Malgré cela, une grande partie des Corses n'adhère pas à ce discours. « Ils préfèrent une autonomie régionale, pas l'indépendance – précise Noé – d'ailleurs, avec 300 000 habitants (autant que Nice), la Corse n'a pas les moyens d'être indépendante. Les nationalistes ont un programme politique de gauche qui ne correspond pas à la pensée des Corses. Ils ne voient pas les Français du continent comme des colons ni les Maghrébins comme des frères. Par ailleurs, en dix ans de gouvernement, les nationalistes n'ont pas amélioré la vie des Corses. Il y a des problèmes de gestion des déchets, de santé ou d'énergie. Ce qui préoccupe aujourd'hui les Corses, ce ne sont pas les grandes théories nationalistes, mais le quotidien. Et c'est de là que découle à la fois l'échec électoral des nationalistes et l'émergence d'un mouvement comme Mossa Palatina, identitaire, libéral – chose très rare en France – et soutenant Israël ».

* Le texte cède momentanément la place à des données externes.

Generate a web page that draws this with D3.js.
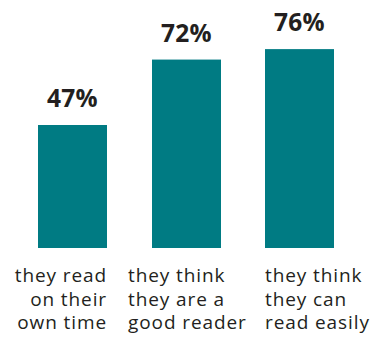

« On n’est pas sorti de l’auberge ! »
La contradiction interne d’un système poussée à l’extrême semble aujourd’hui être une caractéristique fondamentale des démocraties occidentales. Les États-Unis, l’Allemagne et la France sont en tête du classement. Pour les observateurs, il est important de rappeler que le manque de cohésion nationale n’est pas un phénomène isolé. Le lien avec la perte de crédibilité internationale est immédiat. Dans le cas français, on peut penser à la dissolution désastreuse de la Françafrique ou aux vains efforts de Macron pour intervenir dans la guerre en Ukraine.
Paris a perdu confiance en elle-même et dans sa vocation à se projeter dans le monde. En période de transition hégémonique et de fragmentation géopolitique, avoir du mal à changer peut signifier être changé. Un problème non négligeable également pour l’Italie, dont le destin est lié à celui de ses voisins. Et, en tant que cousins responsables, il nous reviendra de décider quelle posture adopter vis-à-vis de l’outre-Rhin.